Inoltre, non risulta al Tribunale che la moglie abbia cooperato al rafforzamento della situazione patrimoniale del marito che, in qualità di dipendente bancario, ha sempre percepito un reddito mensile fisso non suscettibile di miglioramenti o comunque dipendente dalla sua volontà.

Si aggiunga che, nel caso specifico, la moglie ha sempre lavorato come collaboratrice domestica; da tale risultanza non si può ricavare alcuna rinuncia da parte della signora a qualsivoglia aspirazione professionale che, a causa del matrimonio, sarebbe stata compromessa.

Infine, la moglie ha dichiarato di percepire un certo importo a titolo di reddito di cittadinanza e tale elemento, unitamente alle riluttanti dichiarazioni sui suoi introiti come collaboratrice domestica, peraltro difficilmente provabili nella loro reale entità data la pacifica ammissione della signora di lavorare a nero, conducono il Tribunale, in forza dei richiamati principi giurisprudenziali, a orientarsi verso la revoca dell'assegno di divorzio.

Osservazioni

Innanzitutto, pare opportuno rammentare che il reddito di cittadinanza, introdotto con d.l. 28 gennaio 2019, n. 4 come misura di contrasto alla povertà, è un sostegno economico finalizzato al reinserimento nel mondo del lavoro e all'inclusione sociale, che va pertanto (e auspicabilmente) a caratterizzare una situazione di passaggio del soggetto che ne beneficia, il quale poi dovrà trovare risposte maggiormente soddisfacenti nel reperimento di un lavoro che possa modificare in maniera più sostanziale la sua situazione reddituale.

È infatti importante sottolineare che il reddito di cittadinanza è concesso per un periodo massimo di 18 mesi, trascorsi i quali può essere rinnovato, previa sospensione di un mese, presentando la nuova domanda a partire dal mese solare successivo a quello di erogazione della diciottesima mensilità.

In relazione alla specifica questione che qui ci occupa, si considera come la scadenza naturale o la revoca della percezione di tale beneficio potrebbero, quindi, portare a una ripresentazione della situazione reddituale precedente del coniuge economicamente più svantaggiato, comportando quindi un ritorno del suo diritto all'assegno di mantenimento o di divorzio.

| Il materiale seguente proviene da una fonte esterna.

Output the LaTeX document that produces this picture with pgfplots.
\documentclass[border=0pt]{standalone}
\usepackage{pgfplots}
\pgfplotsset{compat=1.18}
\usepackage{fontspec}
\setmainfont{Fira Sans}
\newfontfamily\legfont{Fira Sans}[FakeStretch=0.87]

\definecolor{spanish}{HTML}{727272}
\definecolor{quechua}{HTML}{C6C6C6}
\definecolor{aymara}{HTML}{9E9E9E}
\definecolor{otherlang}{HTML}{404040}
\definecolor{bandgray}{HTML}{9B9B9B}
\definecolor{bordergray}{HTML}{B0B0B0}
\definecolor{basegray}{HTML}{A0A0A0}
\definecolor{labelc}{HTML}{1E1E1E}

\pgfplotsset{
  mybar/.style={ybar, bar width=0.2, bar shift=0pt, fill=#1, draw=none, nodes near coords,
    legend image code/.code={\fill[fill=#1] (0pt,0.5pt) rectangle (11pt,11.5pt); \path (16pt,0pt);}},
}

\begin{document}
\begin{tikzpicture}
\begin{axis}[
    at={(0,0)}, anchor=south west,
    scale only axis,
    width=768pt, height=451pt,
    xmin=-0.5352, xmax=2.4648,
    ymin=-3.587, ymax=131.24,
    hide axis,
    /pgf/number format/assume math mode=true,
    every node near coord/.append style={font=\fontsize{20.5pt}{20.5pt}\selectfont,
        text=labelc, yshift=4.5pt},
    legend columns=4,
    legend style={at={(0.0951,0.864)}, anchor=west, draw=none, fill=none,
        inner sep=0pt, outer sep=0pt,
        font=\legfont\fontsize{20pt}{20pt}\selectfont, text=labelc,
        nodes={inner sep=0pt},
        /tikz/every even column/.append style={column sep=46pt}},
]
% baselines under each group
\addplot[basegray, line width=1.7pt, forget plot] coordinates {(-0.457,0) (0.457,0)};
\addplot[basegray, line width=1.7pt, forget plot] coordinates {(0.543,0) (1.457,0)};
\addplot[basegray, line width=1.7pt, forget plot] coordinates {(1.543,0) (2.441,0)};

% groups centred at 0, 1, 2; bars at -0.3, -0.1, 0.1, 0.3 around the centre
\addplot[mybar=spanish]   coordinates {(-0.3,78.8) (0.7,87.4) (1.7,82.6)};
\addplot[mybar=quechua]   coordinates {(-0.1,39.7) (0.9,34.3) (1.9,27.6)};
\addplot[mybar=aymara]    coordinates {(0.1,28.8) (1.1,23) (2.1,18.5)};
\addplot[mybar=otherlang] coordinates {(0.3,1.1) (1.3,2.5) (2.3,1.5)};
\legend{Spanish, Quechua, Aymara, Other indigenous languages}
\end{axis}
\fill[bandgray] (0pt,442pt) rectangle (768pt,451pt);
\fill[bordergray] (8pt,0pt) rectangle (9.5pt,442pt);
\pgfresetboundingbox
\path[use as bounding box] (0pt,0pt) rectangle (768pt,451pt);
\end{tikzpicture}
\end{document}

Come ulteriore spunto di riflessione, si evidenzia che la sola opportunità di ricevere il sussidio del reddito di cittadinanza potrebbe non essere sufficiente a giustificare la revoca o la riduzione dell'assegno di mantenimento o di divorzio, laddove non siano contemporaneamente presenti variazioni sostanziali della situazione patrimoniale del beneficiario.

Il nostro sistema legislativo, peraltro, non prevede espressamente gli eventuali effetti che il reddito di cittadinanza può avere sull'assegno di mantenimento o di divorzio, lasciando così ampio spazio ai Giudici di analizzare e valutare le specificità del singolo caso familiare sul quale sono chiamati a pronunciarsi e sulla possibilità di revocare o ridimensionare l'importo di detto assegno.

Una volta introdotto il giudizio per la modifica delle condizioni di separazione o divorzio spetterà dunque al Giudice valutare la possibilità di accogliere la domanda di revoca o riduzione dell'assegno alla stregua di una serie di elementi tra i quali, in generale, la situazione patrimoniale del beneficiario ma, più nel dettaglio, ogni altra utilità suscettibile di valutazione economica.

Possiamo, quindi, constatare come la percezione del reddito di cittadinanza da parte del coniuge beneficiario del mantenimento o dell'assegno di divorzio possa essere inclusa tra i giustificati motivi sopravvenuti che alterano in meglio le condizioni economiche del medesimo e che, di conseguenza, possa legittimare una riduzione ovvero la revoca dello stesso.

In taluni casi, però, l'assegno di mantenimento o di divorzio e il Reddito di cittadinanza possono pure coesistere: può capitare che il coniuge, già percettore dell'assegno di mantenimento o di divorzio, avanzi richiesta per ottenere il reddito di cittadinanza poichè avente i requisiti reddituali imposti dalla legge per ottenere tale aiuto; in altri casi – invece - può accadere che il coniuge che percepisce l'assegno di mantenimento, verosimilmente piuttosto contenuto, decida di rinunciarvi proprio per avere accesso al Reddito di cittadinanza.